The list of top CMS brass to receive the lucrative contract extensions include: Chief Accountability Officer Robert Avossa ($160,000); Chief Operating Officer Hugh Hattabaugh ($169,000); Chief Financial Officer Sheila Shirley ($169,363); Chief Academic Officer Ann Clark ($169,638); Associate Superintendent Guy Chamberlain ($148,813); Assistant Superintendent Jane Rhyne ($141,293); and Area Superintendents Scott Muri ($134,859) and Tyler Ream ($134,859).

“The timing isn’t the greatest when we’re talking about school closures to save money, and now we’re talking about extending contracts to top administrators,” said Kaye McGarry, the only school board member to vote against approving the contracts. “I do appreciate all the work that they’ve done, but I also feel that waiting until the first of the year, until we’ll have a better hold on what our budget will look like, would be a more prudent way to utilize our decision-making powers.”

Board member Trent Merchant said the district needed to retain its top talent.

“If you are someone who is looking at CMS on a school level, and most people do, then it’s hard to have sympathy for somebody who makes a pretty good salary and isn’t standing in front of your kid making decisions.
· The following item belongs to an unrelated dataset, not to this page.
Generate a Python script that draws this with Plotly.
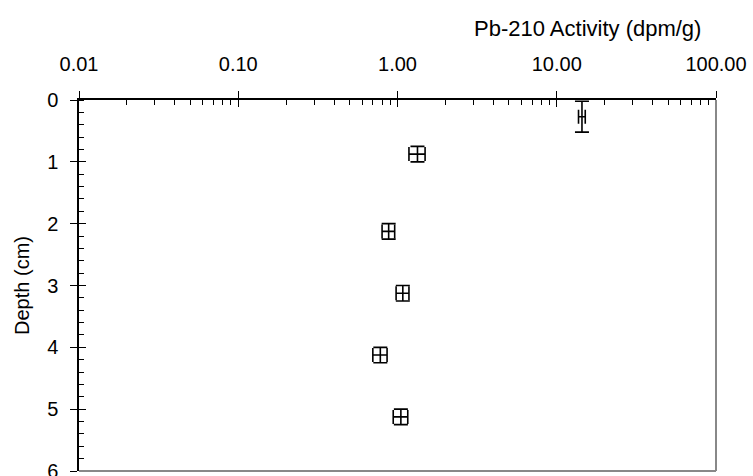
import plotly.graph_objects as go

activity = [14.4, 1.335, 0.88, 1.08, 0.78, 1.05]
activity_err = [0.7, 0.155, 0.08, 0.10, 0.08, 0.11]
depth = [0.27, 0.875, 2.125, 3.125, 4.125, 5.125]
depth_err = [0.25, 0.125, 0.125, 0.125, 0.125, 0.125]

x_tickvals = [0.01, 0.1, 1, 10, 100]
x_ticktext = ["0.01", "0.10", "1.00", "10.00", "100.00"]
x_minor = [m * 10 ** k for k in range(-2, 2) for m in range(2, 10)]
y_tickvals = [0, 1, 2, 3, 4, 5, 6]

FONT = "Liberation Sans, Arial, sans-serif"

fig = go.Figure()
fig.add_trace(go.Scatter(
    x=activity, y=depth, mode="markers",
    marker=dict(size=1, color="rgba(0,0,0,0)"),
    error_x=dict(type="data", array=activity_err, color="black", thickness=1.6, width=7),
    error_y=dict(type="data", array=depth_err, color="black", thickness=1.6, width=7),
    showlegend=False, cliponaxis=False,
))
fig.add_trace(go.Scatter(x=[], y=[], xaxis="x2", yaxis="y2", showlegend=False))

fig.update_layout(
    width=753, height=476,
    margin=dict(l=79, r=37, t=100, b=5),
    paper_bgcolor="white", plot_bgcolor="white",
    font=dict(family=FONT, size=20, color="black"),
    xaxis=dict(
        type="log", range=[-2, 2], side="top", automargin=False,
        tickmode="array", tickvals=x_tickvals, ticktext=x_ticktext,
        ticks="outside", ticklen=7, tickwidth=1.3, tickcolor="black",
        ticklabelstandoff=12, ticklabeloverflow="allow",
        showline=True, linecolor="black", linewidth=1.5,
        showgrid=False, zeroline=False,
        minor=dict(tickmode="array", tickvals=x_minor, ticks="inside", ticklen=5,
                   tickwidth=1.2, tickcolor="black", showgrid=False),
        anchor="y",
    ),
    xaxis2=dict(
        type="log", matches="x", overlaying="x", side="top", anchor="y2", automargin=False,
        tickmode="array", tickvals=x_tickvals, showticklabels=False,
        ticks="inside", ticklen=7, tickwidth=1.3, tickcolor="black",
        showline=False, showgrid=False, zeroline=False,
    ),
    yaxis=dict(
        range=[6, 0], tickmode="array", tickvals=y_tickvals, automargin=False,
        ticks="outside", ticklen=7, tickwidth=1.3, tickcolor="black",
        ticklabelstandoff=8, ticklabeloverflow="allow",
        showline=True, linecolor="black", linewidth=1.5,
        showgrid=False, zeroline=False,
        minor=dict(dtick=0.2, ticks="inside", ticklen=5, tickwidth=1.2,
                   tickcolor="black", showgrid=False),
        title=dict(text="Depth (cm)", font=dict(size=20), standoff=12),
        anchor="x",
    ),
    yaxis2=dict(
        matches="y", overlaying="y", side="left", anchor="x2", automargin=False,
        tickmode="array", tickvals=y_tickvals, showticklabels=False,
        ticks="inside", ticklen=7, tickwidth=1.3, tickcolor="black",
        showline=False, showgrid=False, zeroline=False,
    ),
    annotations=[
        dict(text="Pb-210 Activity (dpm/g)", xref="paper", yref="paper",
             x=(587 - 79) / 637, y=(471 - 28.5) / 371, xanchor="center", yanchor="middle",
             showarrow=False, font=dict(size=22, family=FONT, color="black")),
    ],
    shapes=[
        dict(type="line", xref="paper", yref="paper", x0=1, x1=1, y0=0, y1=1,
             line=dict(color="#888888", width=2)),
        dict(type="line", xref="paper", yref="paper", x0=0, x1=1, y0=0, y1=0,
             line=dict(color="#888888", width=2)),
    ],
)

fig.write_html("out.html")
It doesn’t make those people any less important,” Merchant said. “In fact, what they do is servant-leadership, trying to make it easier for those teachers to do their jobs better.”

Less than two hours later, Merchant and the rest of the school board were headed behind closed doors when police were called in to clear the meeting chamber.

The turmoil during Tuesday night’s meeting marked the latest upheaval triggered by plans to demolish six schools (Amay James, Pawtuckett, Davidson IB, Wilson, Smith and Morgan), close, consolidate or relocate six more (Irwin Avenue, Lincoln Heights, Oakhurst, J.T. Williams, Bishop Spaugh and Harding), create new school grade configurations that will have kindergarteners lumped into the same buildings with eighth graders, and provide targeted assistance and smaller changes for dozens of schools. Altogether the recommended changes impact about 70 schools and thousands of students.

The majority of schools recommended for closure or consolidations have historically been underutilized or struggled with poor academic performance. Many of the same schools, however, serve low-income and minority students, which has sparked cries of racism and accusations that district leaders are hatching a diabolical plan to resegregate CMS.

District officials contend the changes are necessary to save money, as CMS braces for a projected budget shortfall upwards of $60 million next year. The plan for school closings, consolidations, and grade reorganizations, officials say, will save about $3.3 million in the first year and $6.2 million in the second.

The proposals have sparked widespread discontent, with angry parents and outspoken community leaders claiming certain schools are being unfairly targeted. Last week protestors were cleared from a school board meeting, which led to the arrest of a CMS teacher and the leader of the local NAACP.